The other part of the budget is progressively financed -- and in deficit. About half the spending in this sector is for defense, the rest for the civilian departments and interest on the debt. The money comes mainly from the individual and corporate income taxes and the federal estate tax. They aren't enough to bear their burden. The so-called federal funds deficit is greater than the trust funds surplus -- that is why the budget as a whole is in deficit.
The Congressional Budget Office says in a new report that this trend will continue. In the current fiscal year, the trust funds surplus is likely to be $97 billion, the federal funds deficit $254 billion. By 1993, the trust funds surplus will be $161 billion, but the federal funds deficit will be $295 billion.
It's a terrible trend for at least two reasons. First, it means the cost of government is being shifted in the wrong direction. The overall federal tax mix is becoming less progressive. Instead of income taxes, excess Social Security and gasoline taxes -- meaning taxes in excess of current Social Security and highway costs -- are being used to finance the general government, including defense.

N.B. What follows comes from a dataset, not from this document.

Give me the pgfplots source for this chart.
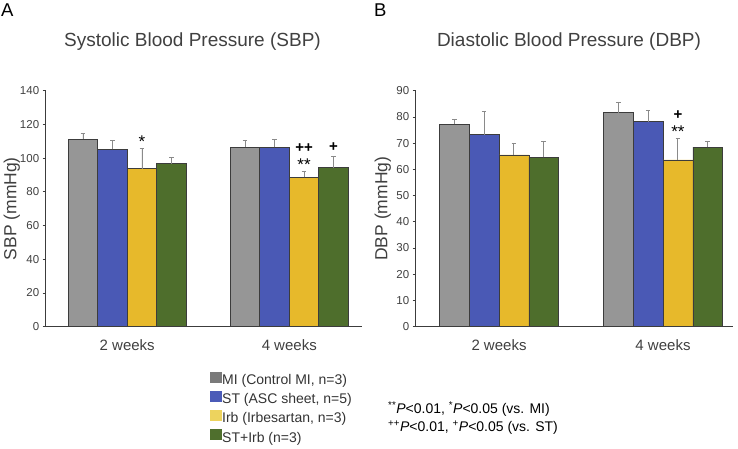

The second problem lies in the future. The main trust fund surplus is in Social Security. The fund is being fattened against the day in the next century when the baby boomers begin to retire. But the fattening is occurring only on paper. In the real world the extra money is all being spent as fast as it comes in, on other purposes. What then happens when the baby boomers begin to retire? It will be even more apparent than it is now that the government has been living beyond its means, that taxes are not enough to cover costs -- and both will have to be adjusted. The Reagan mistake of cutting income taxes while letting defense costs rise was even greater than it now seems.